Thursday, 26. October 2017, 7.30 pm
Arno Hermann Müller and palaeontology in the GDR
Prof. J.W. Schneider, Dr. H. Walter, Freiberg
158. Freiberg Kolloquium, terra mineralia lecture room, Freudenstein Castle
Last year was the 100th birthday anniversary of the internationally renowned palaeontologist Arno Hermann Müller. His three-volume, seven-part ‘Textbook of Palaeozoology’was used to train palaeontologists throughout all of Europe for half a century. His school and graduates are active across the globe in the classical ‘theory and praxis’ Freiberg tradition. This lecture, delivered by two of Müller’s former students, Jörg W. Schneider and Harald Walter, both celebrates the scientist’s work as well as providing an outlook of future developments in the field.
The two speakers, Dr. Walter and Prof. Schneider, on a field-trip, 1991.
Thursday, 30. November 2017, 7.30 pm
Restoration with limestone/marble using the example of Freiberg Cathedral
Prof. Heiner Siedel, TU Dresden
159. Freiberg Kolloquium, terra mineralia lecture room, Freudenstein Castle
Marble is perhaps the finest of all natural stones and is frequently used in buildings for decorative effect.

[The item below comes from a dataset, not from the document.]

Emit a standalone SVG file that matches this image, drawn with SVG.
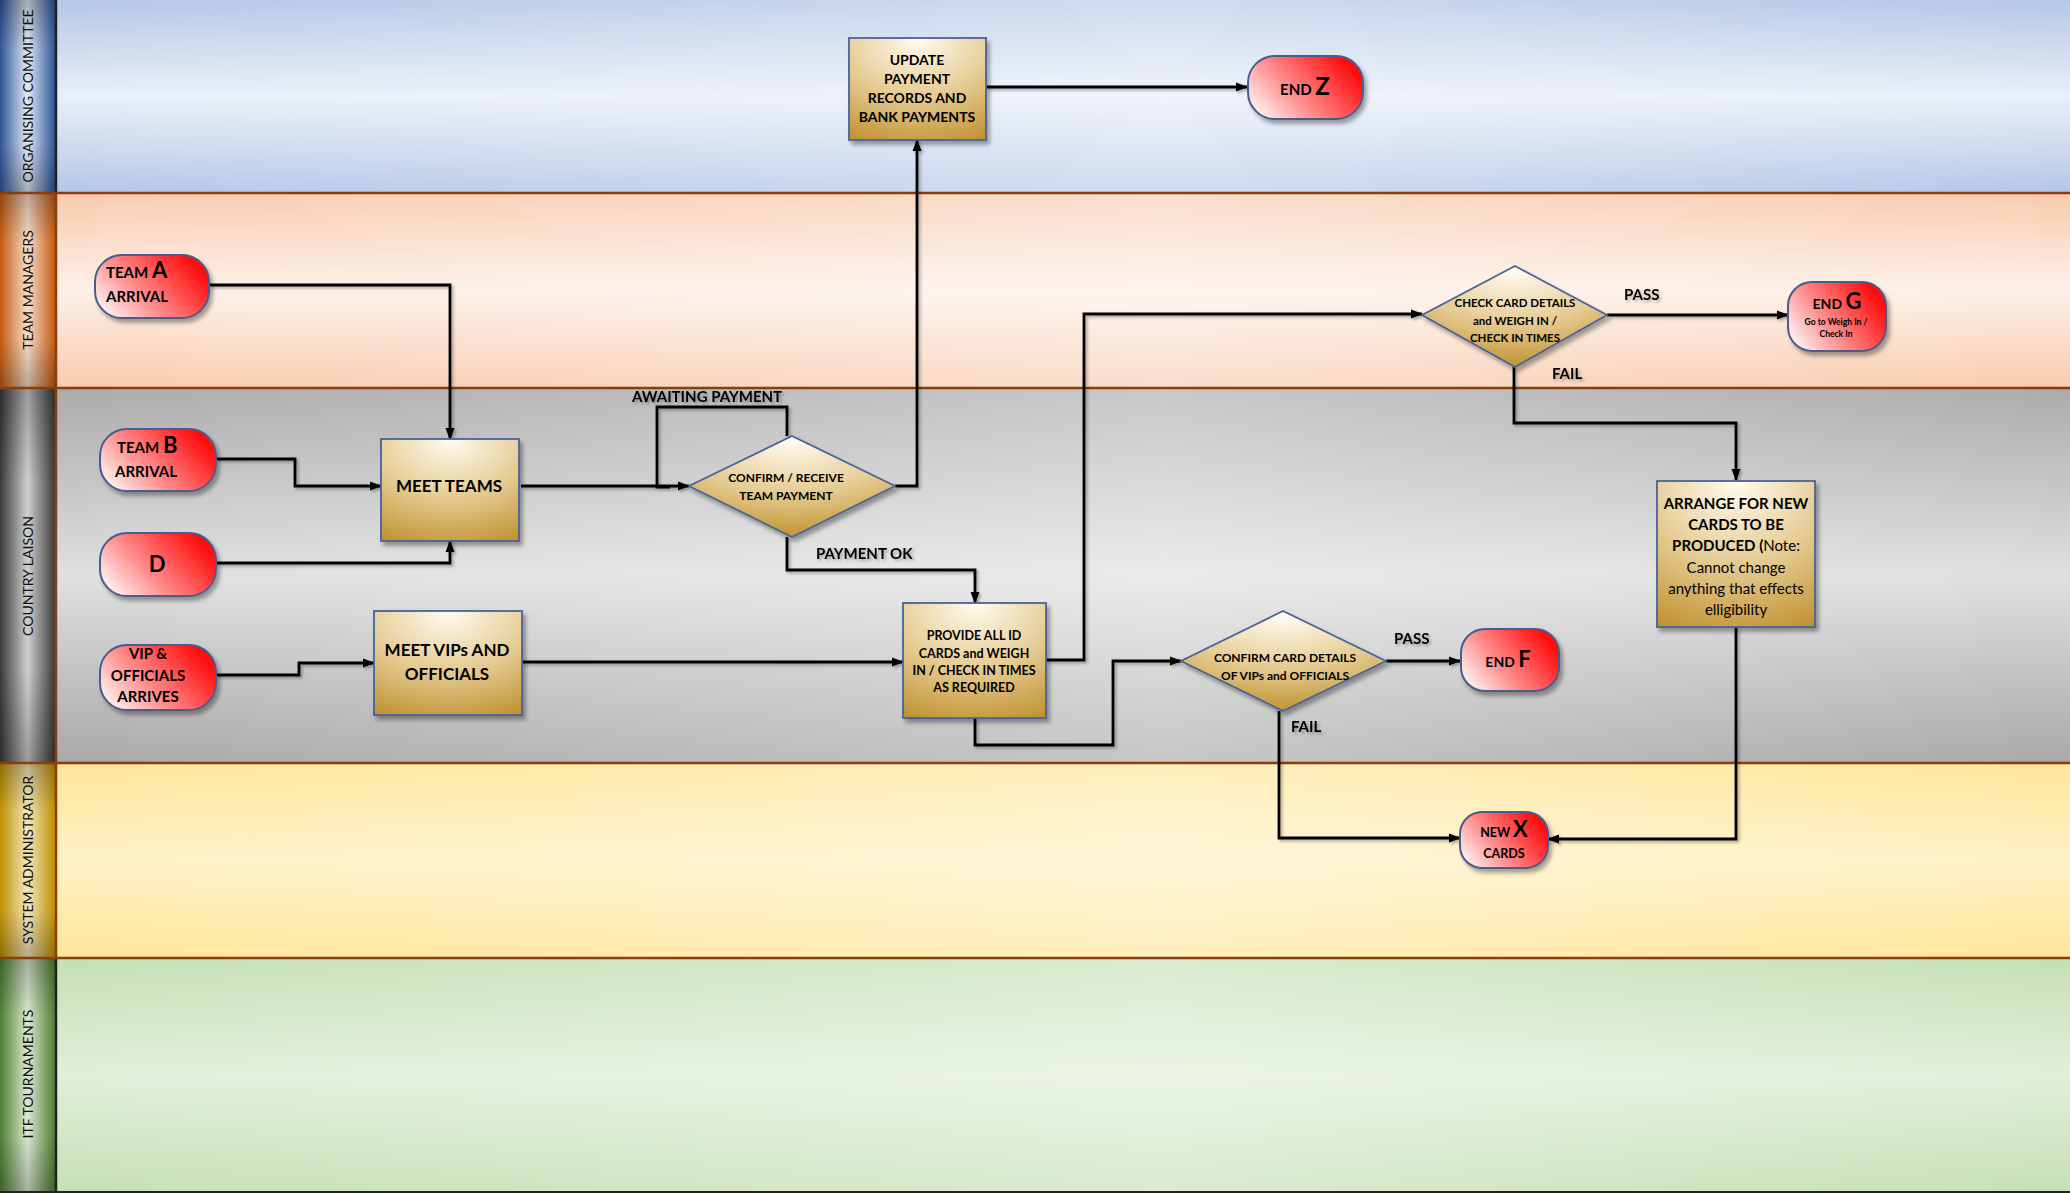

In the architectural context, the term ‘marble’ applies not only to genuine carbonate metamorphic rocks (metamorphites) but also to various kinds of sedimentary limestone, generally coloured and containing fossils, that are able to be polished. From early on, these kinds of rocks had been mined by residents of the Saxon region to produce quicklime. Nevertheless, before the last quarter of the 16th century there were few people using these rocks for decorative purposes. It was not until local deposits were explored in a targeted manner from 1575 under Giovanni Maria Nosseni – and the techniques of cutting, grinding and polishing were also established in Saxony under his direction – that these kinds of uses really grew in popularity. Thereafter, craftsmen kept using these techniques to decorate buildings both sacred and profane in Saxony and beyond right into the 19th century.
The lecture will provide an overview of the kinds of rocks and deposits used and of the historical development of their use, with examples to illustrate. The speaker is Prof. Heiner Siedel, Professor of Applied Geology at the TU Dresden Institute of Geotechnical Engineering (part of the Faculty of Civil Engineering). For more than 25 years, he’s been teaching on and researching the architectural use of natural stone and its weathering and conservation/restoration on monuments, in Saxony first and foremost.